___ DATASET EXTRACT ___
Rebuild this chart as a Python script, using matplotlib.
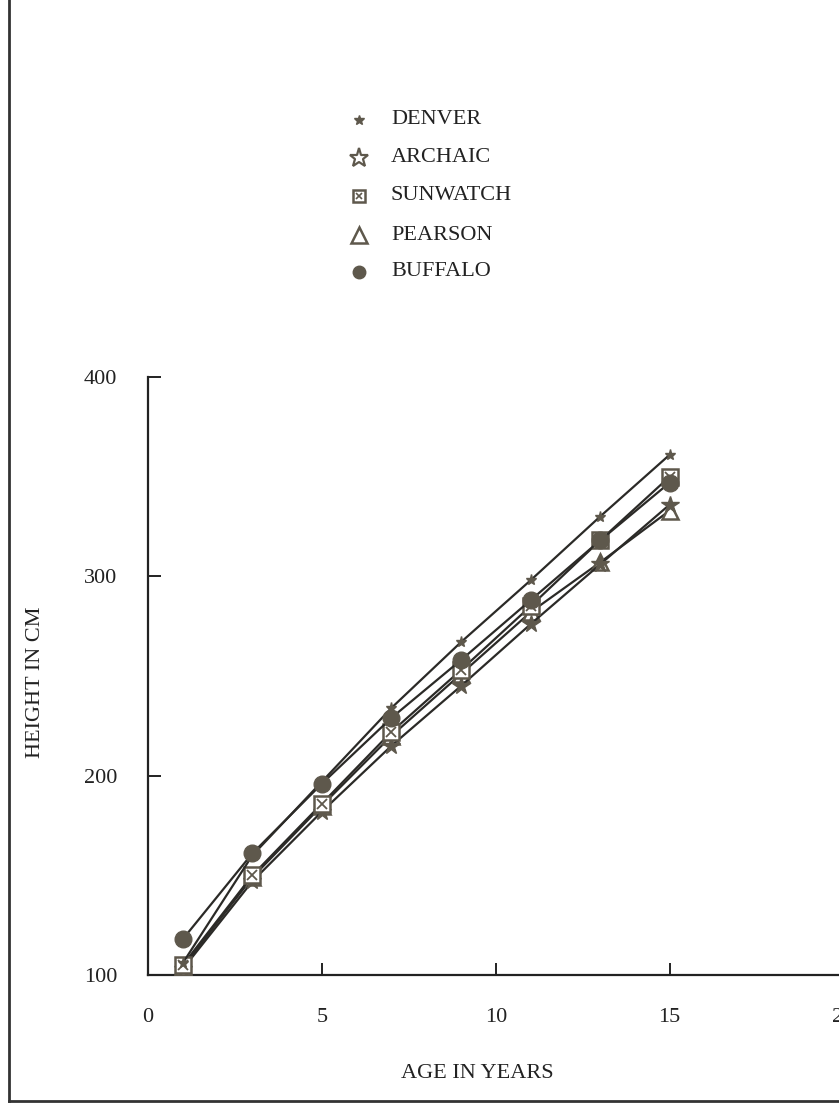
import matplotlib
matplotlib.use("Agg")
import matplotlib.pyplot as plt
from matplotlib.lines import Line2D

plt.rcParams['font.family'] = ['Liberation Serif', 'DejaVu Serif']

ages = [1, 3, 5, 7, 9, 11, 13, 15]
denver = [106, 160, 197, 234, 267, 298, 330, 361]
archaic = [103, 147, 182, 215, 245, 276, 306, 336]
sunwatch = [105, 150, 186, 222, 253, 285, 318, 350]
pearson = [104, 149, 185, 220, 251, 282, 307, 333]
buffalo = [118, 161, 196, 229, 258, 288, 318, 347]

series_names = ["DENVER", "ARCHAIC", "SUNWATCH", "PEARSON", "BUFFALO"]
xticks = [0, 5, 10, 15, 20]
yticks = [100, 200, 300, 400]

LINE = '#2b2a27'
MK = '#5e584c'
TXT = '#222222'

fig = plt.figure(figsize=(8.39, 11.03), dpi=100)
ax = fig.add_axes([0.1764, 0.1160, 0.829, 0.5422])

styles = {
    "DENVER": dict(marker='*', ms=8, mfc=MK, mec=MK, mew=1),
    "ARCHAIC": dict(marker='*', ms=13, mfc=MK, mec=MK, mew=1),
    "SUNWATCH": dict(marker='s', ms=11, mfc='white', mec=MK, mew=1.8),
    "PEARSON": dict(marker='^', ms=11, mfc='white', mec=MK, mew=1.8),
    "BUFFALO": dict(marker='o', ms=12, mfc=MK, mec=MK, mew=1),
}
data = {"DENVER": denver, "ARCHAIC": archaic, "SUNWATCH": sunwatch,
        "PEARSON": pearson, "BUFFALO": buffalo}

for name in ["PEARSON", "ARCHAIC", "SUNWATCH", "DENVER", "BUFFALO"]:
    ax.plot(ages, data[name], color=LINE, lw=1.6, **styles[name], zorder=3)
    if name == "SUNWATCH":
        ax.plot(ages, data[name], ls='none', marker='x', ms=7, mec=MK, mew=1.3, zorder=4)

ax.set_xlim(0, 20)
ax.set_ylim(100, 400)
ax.set_xticks(xticks)
ax.set_yticks(yticks)
for s in ['top', 'right']:
    ax.spines[s].set_visible(False)
for s in ['left', 'bottom']:
    ax.spines[s].set_linewidth(1.6)
    ax.spines[s].set_color(TXT)
ax.tick_params(axis='x', direction='in', length=9, width=1.4, pad=24, labelsize=16, colors=TXT)
ax.tick_params(axis='y', direction='in', length=9, width=1.4, pad=22, labelsize=16, colors=TXT)
ax.set_xlabel("AGE IN YEARS", fontsize=16, color=TXT)
ax.set_ylabel("HEIGHT IN CM", fontsize=16, color=TXT)
ax.xaxis.set_label_coords(0.473, -0.149)
ax.yaxis.set_label_coords(-0.148, 0.49)

# legend drawn manually in figure coordinates
W, H = 839, 1103
rows = [120, 158, 196, 235, 272]
for name, py in zip(series_names, rows):
    st = dict(styles[name])
    if name == "DENVER":
        st['ms'] = 7
    if name == "ARCHAIC":
        st['mfc'] = 'white'
        st['mew'] = 1.6
        st['ms'] = 14
    if name == "SUNWATCH":
        st['ms'] = 8
    if name == "BUFFALO":
        st['ms'] = 9
    fig.add_artist(Line2D([359 / W], [1 - py / H], transform=fig.transFigure,
                          ls='none', **st))
    if name == "SUNWATCH":
        fig.add_artist(Line2D([359 / W], [1 - py / H], transform=fig.transFigure,
                              ls='none', marker='x', ms=5, mec=MK, mew=1.2))
    fig.text(391 / W, 1 - py / H, name, fontsize=16, va='center', ha='left', color=TXT)

# page frame
fig.add_artist(Line2D([9 / W, 9 / W], [0.002, 1.0], transform=fig.transFigure, color='#333333', lw=2))
fig.add_artist(Line2D([9 / W, 1.0], [0.002, 0.002], transform=fig.transFigure, color='#333333', lw=2))

fig.savefig("out.png", dpi=100)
___
## INSTRUCTION
Repeat, exactly and in full, each line from the start of the data to the line that contains "ax = fig.add_axes([0.1764, 0.1160, 0.829, 0.5422])". Pictures do not go in.

## ANSWER TO THE TASK
Rebuild this chart as a Python script, using matplotlib.
import matplotlib
matplotlib.use("Agg")
import matplotlib.pyplot as plt
from matplotlib.lines import Line2D

plt.rcParams['font.family'] = ['Liberation Serif', 'DejaVu Serif']

ages = [1, 3, 5, 7, 9, 11, 13, 15]
denver = [106, 160, 197, 234, 267, 298, 330, 361]
archaic = [103, 147, 182, 215, 245, 276, 306, 336]
sunwatch = [105, 150, 186, 222, 253, 285, 318, 350]
pearson = [104, 149, 185, 220, 251, 282, 307, 333]
buffalo = [118, 161, 196, 229, 258, 288, 318, 347]

series_names = ["DENVER", "ARCHAIC", "SUNWATCH", "PEARSON", "BUFFALO"]
xticks = [0, 5, 10, 15, 20]
yticks = [100, 200, 300, 400]

LINE = '#2b2a27'
MK = '#5e584c'
TXT = '#222222'

fig = plt.figure(figsize=(8.39, 11.03), dpi=100)
ax = fig.add_axes([0.1764, 0.1160, 0.829, 0.5422])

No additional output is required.